Embodying popular culture and consumerism, whilst responding to the social and political unrest of the time, Pop Art embraced comic strip and graphic imagery on a large scale, with plenty of humour and wit thrown in. Think Lichtenstein’s Whaam!, Warhol’s Campbell’s Soup Cans and his colourful depictions of iconic figures such as Marilyn Monroe.
How to get the look
Although many aspects of Pop Art can be applied to interiors, comic strip and graphic imagery remain a popular choice and can easily be incorporated into your room design. Here’s how.

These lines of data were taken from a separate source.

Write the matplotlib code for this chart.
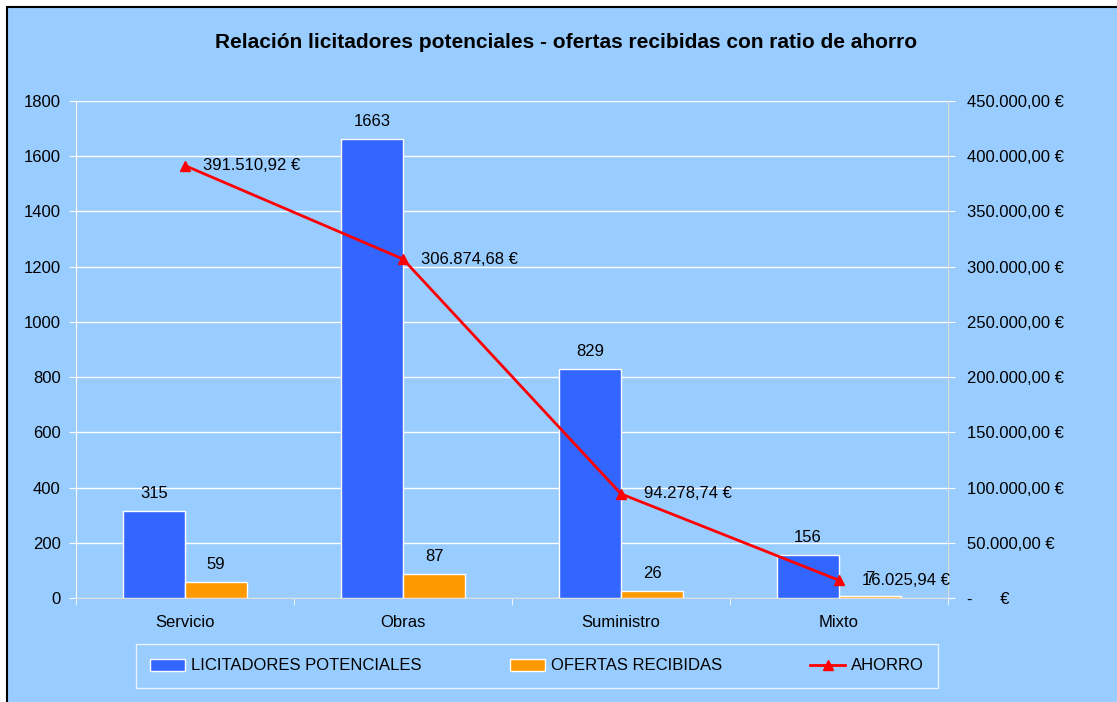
import matplotlib.pyplot as plt
from matplotlib.patches import Rectangle
from matplotlib.ticker import FuncFormatter, FixedLocator
import numpy as np

plt.rcParams['font.family'] = ['Liberation Sans', 'DejaVu Sans']

categorias = ['Servicio', 'Obras', 'Suministro', 'Mixto']
licitadores = [315, 1663, 829, 156]
ofertas = [59, 87, 26, 7]
ahorro = [391510.92, 306874.68, 94278.74, 16025.94]

fondo = '#99CCFF'
W, H = 1117, 702
fig = plt.figure(figsize=(W / 100, H / 100), dpi=100, facecolor='white')
marco = Rectangle((7 / W, -0.01), 1.02, 1 - 7 / H + 0.01, transform=fig.transFigure,
                  facecolor=fondo, edgecolor='black', linewidth=1.5, zorder=-10)
fig.add_artist(marco)

ax = fig.add_axes([76 / W, 1 - 598 / H, (948 - 76) / W, (598 - 101) / H])
ax.patch.set_alpha(0)

x = np.arange(len(categorias))
bw = 0.285
b1 = ax.bar(x - bw / 2, licitadores, bw, color='#3366FF', edgecolor='white', linewidth=1,
            label='LICITADORES POTENCIALES', zorder=3)
b2 = ax.bar(x + bw / 2, ofertas, bw, color='#FF9900', edgecolor='white', linewidth=1,
            label='OFERTAS RECIBIDAS', zorder=3)

for rects, vals in ((b1, licitadores), (b2, ofertas)):
    for r, v in zip(rects, vals):
        ax.annotate(str(v), (r.get_x() + r.get_width() / 2, r.get_height()),
                    xytext=(0, 7), textcoords='offset points', ha='center', va='bottom',
                    fontsize=12, zorder=5)

ax.set_xlim(-0.5, len(categorias) - 0.5)
ax.set_ylim(0, 1800)
ax.set_yticks(np.arange(0, 1801, 200))
ax.grid(axis='y', color='white', linewidth=1, zorder=1)
ax.set_xticks(x)
ax.set_xticklabels(categorias, fontsize=12)
ax.xaxis.set_minor_locator(FixedLocator(np.arange(-0.5, len(categorias), 1)))
ax.tick_params(axis='x', which='major', length=0, pad=12)
ax.tick_params(axis='x', which='minor', length=5, color='white', direction='out')
ax.tick_params(axis='y', labelsize=12, length=5, color='white', pad=6)
for s in ('top', 'right'):
    ax.spines[s].set_visible(False)
ax.spines['left'].set_color('white')
ax.spines['bottom'].set_color('#DDDDDD')

ax2 = ax.twinx()
ln, = ax2.plot(x, ahorro, color='#FF0000', linewidth=2, marker='^', markersize=7,
               label='AHORRO', zorder=4)
ax2.set_ylim(0, 450000)
ax2.set_yticks(np.arange(0, 450001, 50000))


def euros(v, pos):
    if v == 0:
        return '-      €'
    return f'{v:,.2f}'.replace(',', 'X').replace('.', ',').replace('X', '.') + ' €'


ax2.yaxis.set_major_formatter(FuncFormatter(euros))
ax2.tick_params(axis='y', labelsize=12, length=5, color='white', pad=9)
for s in ('top', 'left', 'bottom'):
    ax2.spines[s].set_visible(False)
ax2.spines['right'].set_color('#DDDDDD')

for xi, v in zip(x, ahorro):
    ax2.annotate(euros(v, None), (xi, v), xytext=(48, 0), textcoords='offset points',
                 ha='center', va='center', fontsize=12, zorder=5)

fig.text(0.507, 1 - 42 / H, 'Relación licitadores potenciales - ofertas recibidas con ratio de ahorro',
         ha='center', va='center', fontsize=15, fontweight='bold')

leg = fig.legend(handles=[b1, b2, ln], loc='center', ncol=3,
                 bbox_to_anchor=(537 / W, 1 - 666 / H), frameon=True,
                 prop={'size': 12},
                 fancybox=False, facecolor=fondo, edgecolor='white', columnspacing=5.3,
                 handlelength=2.1, handletextpad=0.35, borderpad=0.85)
leg.get_frame().set_linewidth(1)

fig.savefig('out.png', dpi=100, facecolor='white')
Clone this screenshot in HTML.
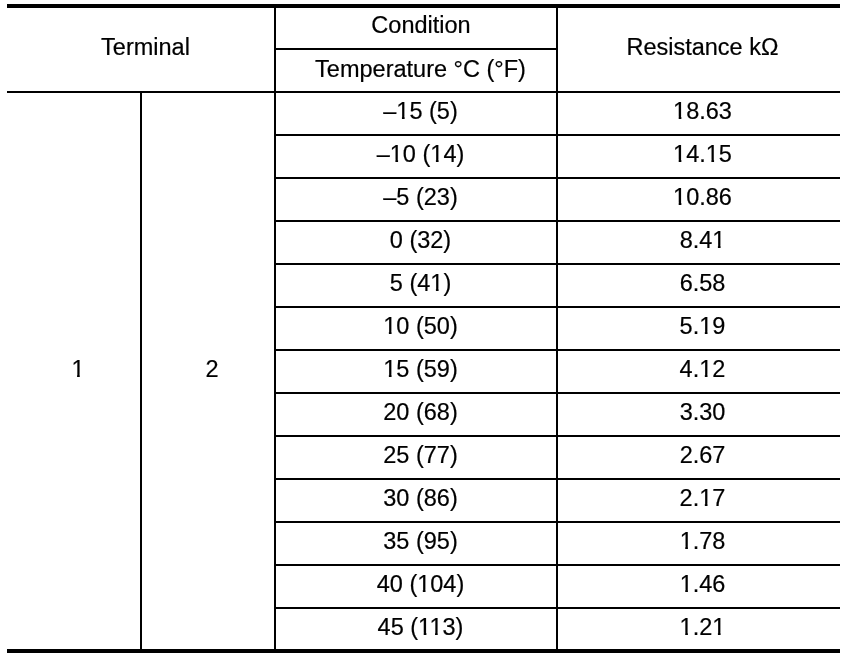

If you’re not keen to have Pop Art imagery emblazoned on your wall, then borrowing from the art movement’s colours will give you a wide and varied palette to work with. Combine bright, bold colours, such as bubble gum pink, neon orange and vibrant green with primary colours and contrasting hues to recreate the look. But don’t forget to balance your design with plenty of white.
Using wall decals and wallpaper
If you want instant Pop Art appeal on a large scale, then Lichtenstein inspired comic strip imagery is widely available as wall decals and wallpaper. Not only does this allow you to cover a vast area and highlight a statement wall, but also create maximum impact with your design.
Teenage angst has never felt so real with this wall decal, making it perfect for your teenager’s bedroom.
Comic strip imagery on a large scale gives you licence to go bold with colour and add contrast with plenty of white.
This wallpaper can be personalised with your own quote, bringing the trend bang up to date.
Artwork inspired by the art movement allows you to bring a little or a lot of Pop Art into your design. Keep it understated with a nod to the trend or go bold with artwork and a colour palette that blatantly shouts Pop Art.
Fun, flirty and of course extremely practical, furniture can reference Pop Art in the literal sense or just reflect the era.
A subtler way to incorporate Pop Art into your interiors is through pattern. Dots, spots, stripes and graphic shapes and patterns all feature heavily and can be emulated with wallpaper, rugs and other furnishings.
From a distance this wallpaper looks similar to the gradient used in comics to create shading, but the pattern is in fact made up of black and white triangles.
And finally, a monochrome striped rug brings a subtle sense of Pop Art style without the need for a hectic colour palette.